### Do this:
Without copying any pictures, restate exactly the lines from the start of the records through the line containing "import * as".
┄┄┄┄┄┄┄┄┄┄┄┄┄┄┄┄┄┄┄┄
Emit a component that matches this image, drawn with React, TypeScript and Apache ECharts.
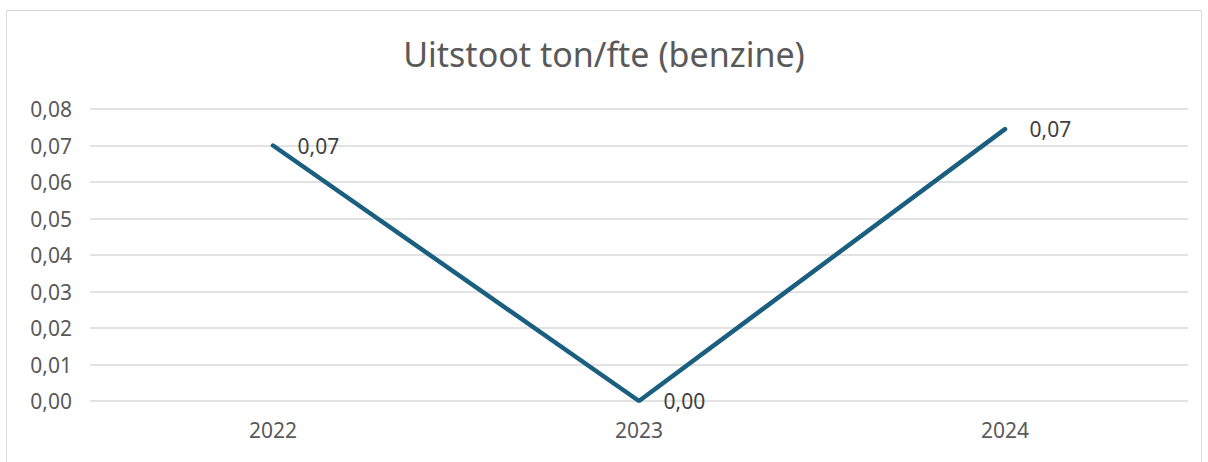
import React, { useEffect, useRef } from "react";
import * as echarts from "echarts";

const categories = ["2022", "2023", "2024"];
const values = [0.07, 0.0, 0.0745];
const valueLabels = ["0,07", "0,00", "0,07"];
const title = "Uitstoot ton/fte (benzine)";

export default function App() {
  const ref = useRef<HTMLDivElement>(null);
  useEffect(() => {
    if (!ref.current) return;
    const chart = echarts.init(ref.current, undefined, { renderer: "svg" });
    const font = "'Noto Sans', 'Open Sans', sans-serif";
    chart.setOption({
      animation: false,
      backgroundColor: "#ffffff",
      textStyle: { fontFamily: font },
      title: {
        text: title,
        left: "center",
        top: 32,
        textStyle: { fontSize: 34, fontWeight: "normal", color: "#595959", fontFamily: font },
      },
      graphic: [
        {
          type: "rect",
          shape: { x: 6.5, y: 10.5, width: 1195, height: 470 },
          style: { fill: "none", stroke: "#d9d9d9", lineWidth: 1 },
          silent: true,
        },
      ],
      grid: { left: 90, right: 20, top: 109, bottom: 61, containLabel: false },
      xAxis: {
        type: "category",
        data: categories,
        boundaryGap: true,
        axisLine: { show: false },
        axisTick: { show: false },
        axisLabel: { color: "#595959", fontSize: 21, margin: 18, fontFamily: font },
      },
      yAxis: {
        type: "value",
        min: 0,
        max: 0.08,
        interval: 0.01,
        axisLine: { show: false },
        axisTick: { show: false },
        splitLine: { lineStyle: { color: "#d9d9d9", width: 1.5 } },
        axisLabel: {
          color: "#595959",
          fontSize: 21,
          margin: 18,
          fontFamily: font,
          formatter: (v: number) => v.toFixed(2).replace(".", ","),
        },
      },
      series: [
        {
          type: "line",
          data: values,
          symbol: "circle",
          symbolSize: 1,
          showSymbol: true,
          itemStyle: { color: "#1a5f80" },
          lineStyle: { color: "#1a5f80", width: 4.5, cap: "round" },
          label: {
            show: true,
            position: "right",
            distance: 24,
            color: "#404040",
            fontSize: 21,
            fontFamily: font,
            formatter: (p: any) => valueLabels[p.dataIndex],
          },
        },
      ],
    });
    return () => chart.dispose();
  }, []);
  return (
    <div
      ref={ref}
      style={{ position: "fixed", left: 0, top: 0, width: 1208, height: 462 }}
    />
  );
}
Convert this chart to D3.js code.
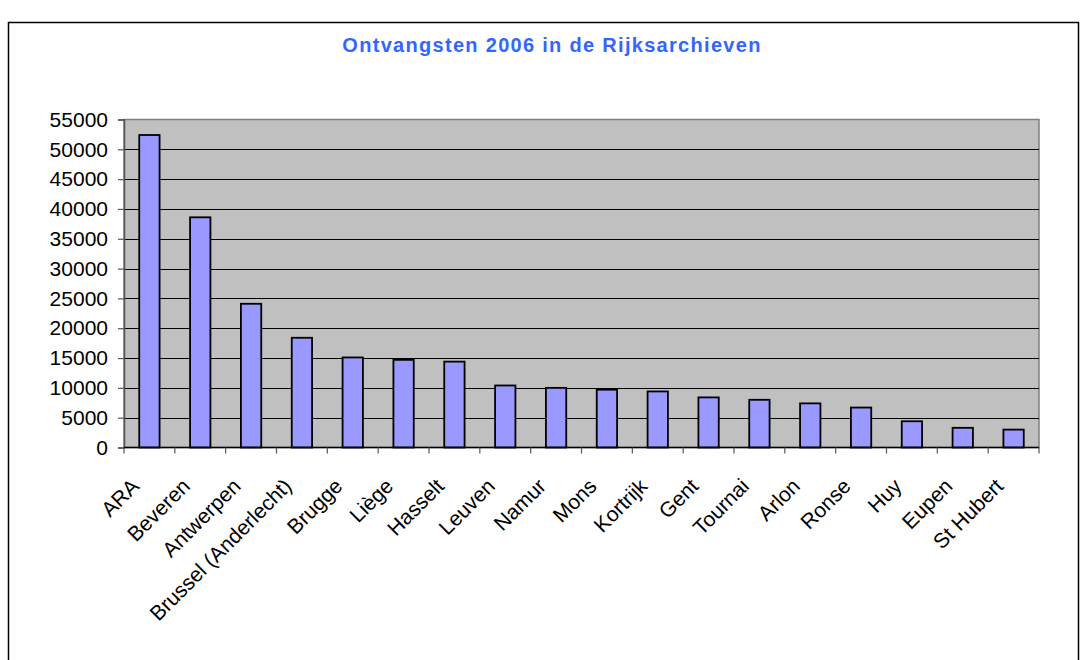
<!DOCTYPE html>
<html>
<head>
<meta charset="utf-8">
<script src="https://cdn.jsdelivr.net/npm/d3@7"></script>
<style>
  html, body { margin: 0; padding: 0; background: #fff; }
  svg { display: block; }
  text { font-family: "Liberation Sans", Arial, sans-serif; }
</style>
</head>
<body>
<svg id="chart" width="1082" height="660"></svg>
<script>
// Ontvangsten per rijksarchief, 2006
const categories = ["ARA", "Beveren", "Antwerpen", "Brussel (Anderlecht)", "Brugge", "Liège",
  "Hasselt", "Leuven", "Namur", "Mons", "Kortrijk", "Gent", "Tournai", "Arlon", "Ronse",
  "Huy", "Eupen", "St Hubert"];
const values = [52400, 38600, 24100, 18400, 15100, 14700, 14400, 10400, 10000, 9700, 9400,
  8400, 8000, 7400, 6700, 4400, 3300, 3000];
const yTicks = [0, 5000, 10000, 15000, 20000, 25000, 30000, 35000, 40000, 45000, 50000, 55000];
const title = "Ontvangsten 2006 in de Rijksarchieven";

const svg = d3.select("#chart");

// outer chart frame
svg.append("rect")
  .attr("x", 8.5).attr("y", 22.5)
  .attr("width", 1070).attr("height", 660)
  .attr("fill", "#fff").attr("stroke", "#000").attr("stroke-width", 1.5);

svg.append("text")
  .attr("x", 552).attr("y", 52)
  .attr("text-anchor", "middle")
  .attr("fill", "#3366FF")
  .attr("font-size", 20).attr("font-weight", "bold")
  .attr("letter-spacing", 1.3)
  .text(title);

const plot = { left: 124, right: 1039, top: 119.5, bottom: 447.5 };

const x = d3.scaleBand()
  .domain(categories)
  .range([plot.left, plot.right])
  .paddingInner(0.6).paddingOuter(0.3);

const y = d3.scaleLinear()
  .domain([0, 55000])
  .range([plot.bottom, plot.top]);

// plot area
svg.append("rect")
  .attr("x", plot.left).attr("y", plot.top)
  .attr("width", plot.right - plot.left).attr("height", plot.bottom - plot.top)
  .attr("fill", "#C0C0C0").attr("stroke", "#808080").attr("stroke-width", 1.5);

// horizontal gridlines
svg.append("g")
  .selectAll("line")
  .data(yTicks.filter(d => d > 0 && d < 55000))
  .join("line")
  .attr("x1", plot.left).attr("x2", plot.right)
  .attr("y1", d => Math.round(y(d)) + 0.5).attr("y2", d => Math.round(y(d)) + 0.5)
  .attr("stroke", "#000").attr("stroke-width", 1);

// bars
svg.append("g")
  .selectAll("rect")
  .data(values)
  .join("rect")
  .attr("x", (d, i) => x(categories[i]))
  .attr("y", d => y(d))
  .attr("width", x.bandwidth())
  .attr("height", d => y(0) - y(d))
  .attr("fill", "#9999FF")
  .attr("stroke", "#000").attr("stroke-width", 1.8);

// y axis
const yAxis = svg.append("g")
  .attr("transform", `translate(${plot.left},0)`)
  .call(d3.axisLeft(y).tickValues(yTicks).tickSize(6).tickPadding(10).tickFormat(d3.format("d")));
yAxis.select(".domain").attr("stroke", "#555").attr("stroke-width", 1.5);
yAxis.selectAll(".tick line").attr("stroke", "#555").attr("stroke-width", 1.2);
yAxis.selectAll(".tick text")
  .attr("font-size", 21).attr("fill", "#000")
  .attr("font-family", "'Liberation Sans', Arial, sans-serif");

// x axis: ticks between categories
const xAxisG = svg.append("g");
xAxisG.append("line")
  .attr("x1", plot.left).attr("x2", plot.right)
  .attr("y1", plot.bottom).attr("y2", plot.bottom)
  .attr("stroke", "#000").attr("stroke-width", 1.5);
const bounds = d3.range(categories.length + 1).map(i => plot.left + i * (plot.right - plot.left) / categories.length);
xAxisG.selectAll("line.tick")
  .data(bounds)
  .join("line")
  .attr("class", "tick")
  .attr("x1", d => d).attr("x2", d => d)
  .attr("y1", plot.bottom).attr("y2", plot.bottom + 6)
  .attr("stroke", "#555").attr("stroke-width", 1.2);

// rotated category labels
xAxisG.selectAll("text")
  .data(categories)
  .join("text")
  .attr("transform", d => `translate(${x(d) + x.bandwidth() / 2 - 9},${plot.bottom + 40}) rotate(-45)`)
  .attr("text-anchor", "end")
  .attr("font-size", 21)
  .attr("fill", "#000")
  .text(d => d);
</script>
</body>
</html>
┄┄┄┄┄┄┄┄┄┄┄┄┄┄┄┄┄┄┄┄
### Result for this exercise:
Emit a component that matches this image, drawn with React, TypeScript and Apache ECharts.
import React, { useEffect, useRef } from "react";
import * as echarts from "echarts";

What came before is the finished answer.